Commuting to school has become perilous for children in war zones. Crossing checkpoints is not safe for anyone at any age. Schools are not immune to armed violence. Public transportation in the war-torn nations has come to a virtual standstill.
In 2014, 214 schools in the region were attacked. In one 2015 inci­dent, in Yemen’s Amran governorate, 13 teachers and four children were killed. In Iraq, 700 children have been killed and another 500 injured. In Gaza, 551 children were killed and 281 schools were dam­aged during the Israeli assault in the summer of 2014.
Even when physically safe, going to school often is useless consid­ering the shortage of teachers and supplies.
The result is that in many parts of the Middle East and North Africa, children are unable to get an education and therefore will be ill-pre­pared for a future society where no rebuilding is possible if the next generation is not well-trained or well-educated.
It is hardly a surprise that entire families are trying to migrate to Europe. Many simply want their children to get an education and have a real chance at achievement.
For refugee populations displaced outside their borders, conditions for proper educational training are not guaranteed in the region’s host countries. The UNICEF report states that 53% of Syrian refu­gee children in neighbouring countries do not attend school. This is unconscionable, given that the host countries in question are not experiencing conflict. Of course, budget-challenged states such as Jordan and Lebanon cannot be expected to provide an education for thousands of refugee children. But where are regional and interna­tional organisations?
For those children who cannot migrate anywhere, the odds are that they will end up exploited and poor, assuming they can escape death and injury. Destitution and despair will make them an easy prey to recruitment by extremist groups or criminal organisations.

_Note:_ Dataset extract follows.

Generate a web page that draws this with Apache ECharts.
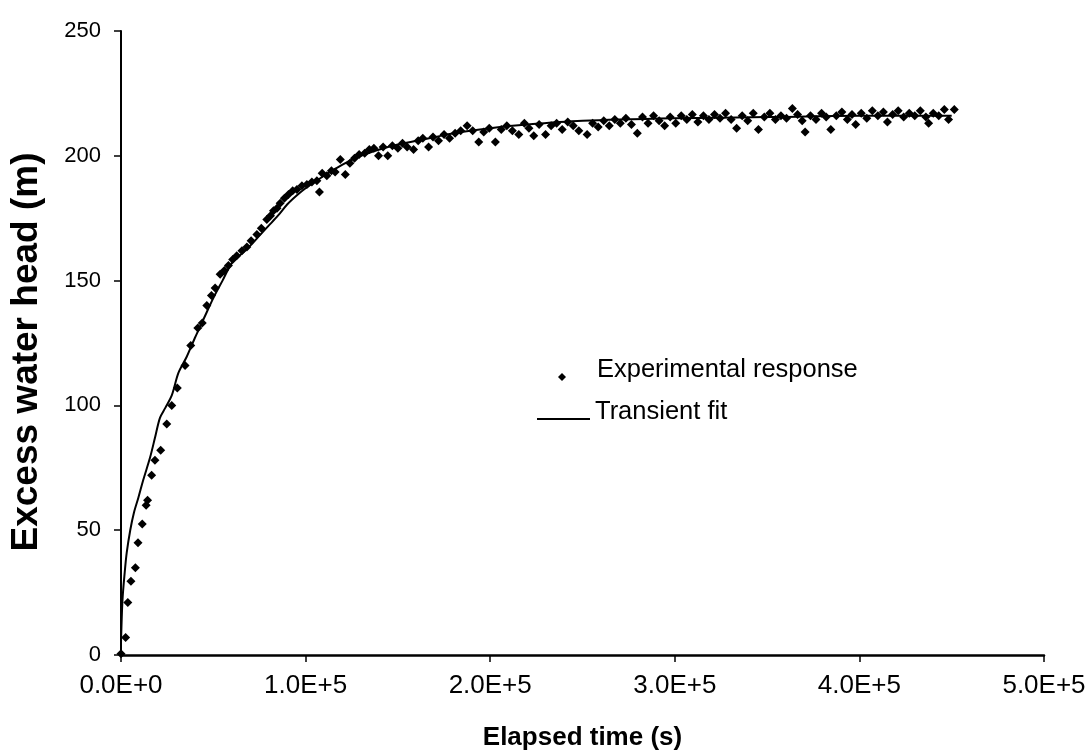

The collective tragedy that has befallen the Arab world has more manifestations than one can keep count of. But the plight of the re­gion’s children is perhaps the most devastating.
While other regions of the world — China, South Asia, Africa — are investing in their chil­dren’s future, the governments and militias of the Middle East and North Africa are focused on winning bloody civil wars.
We are in the process of creating a lost generation. Millions of children will grow up uneducated, unproductive and only trained to suffer and hate.